The FSP operates on five levels, with Level 1 for severely disabled youngsters who cannot leave their school to partake in sport, so SADGA brings sport to them by setting up modified golf environments in school halls using brightly coloured balls, clubs and flagsticks made from velcro.

At the other extreme, Level 5 is for talented golfers who in spite of their disabilities have single-figure SA Golf Association handicaps and compete nationally and internationally - like in the SA Disabled Open at King David Mowbray in Cape Town this week and which has golfers from 13 nations across the world taking part.

If Lily Reich, who is effectively the chief executive of the non-profit FSP initiative, is passionate about her work, so too is Andrew Corthing, who heads up the programme’s 21-person coaching team.

Andrew is a PGA professional who campaigned on the Sunshine Tour before concentrating on coaching, at club level and with the PGA before opening his own academy.

Then he started working with children with disabilities from Hope School in Westcliff, Johannesburg.

He soon realised that this is where his heart is, and today - although based in central Gauteng - he travels around the country on FSP assignments.

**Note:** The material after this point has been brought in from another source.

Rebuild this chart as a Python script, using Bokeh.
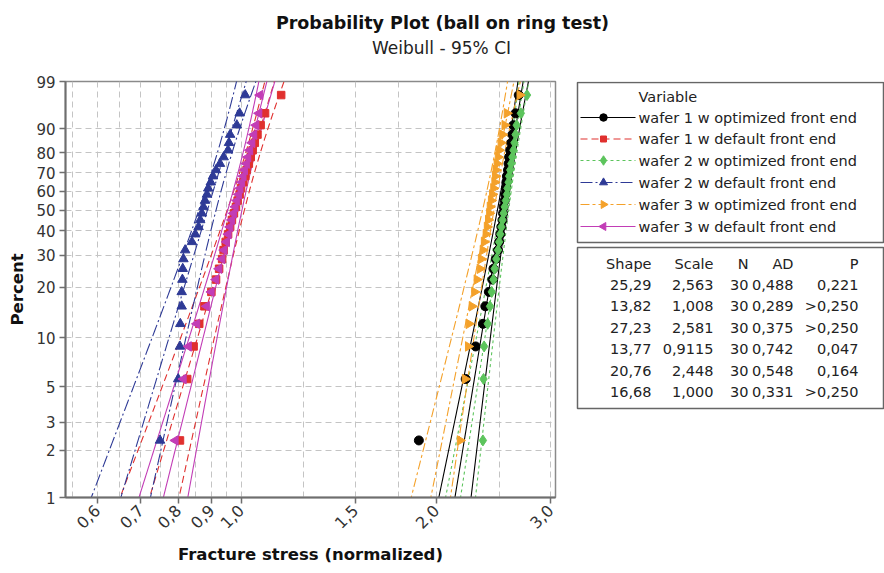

Four years ago there were 70 FSP children, today there are 1000 - that’s how successful it has been. “I’ve got three kids of my own, but I’ve also got 1000 others and they’re all very special to me,” says Andrew who always knew he had to get down to the same level as his disabled young friends.

So he learnt how to swing a golf club on one leg, or with one arm, or from a wheelchair, or with his ears blocked or his eyes closed. He knows how to identify with their needs.

He is a huge encouragement to the FSP youngsters and will do anything to make their lives better. He sees his job as enriching their lives physically, mentally, socially and whatever else.

“It’s amazing how much more flexible, mobile and stable a disabled person can be if you put in a bit of work with them - it not only helps their golf but their lives in general,” he says.

And Andrew’s a lot of fun too, pulling plenty of pranks which draw plenty of smiles from his family of children.

They call him the “Crazy Coach”. It was also crazy that Trevor losing his leg would lead to such good things.

It’s a crazy world sometimes. But a crazy world can also be a wonderful world, as the FSP initiative has proved.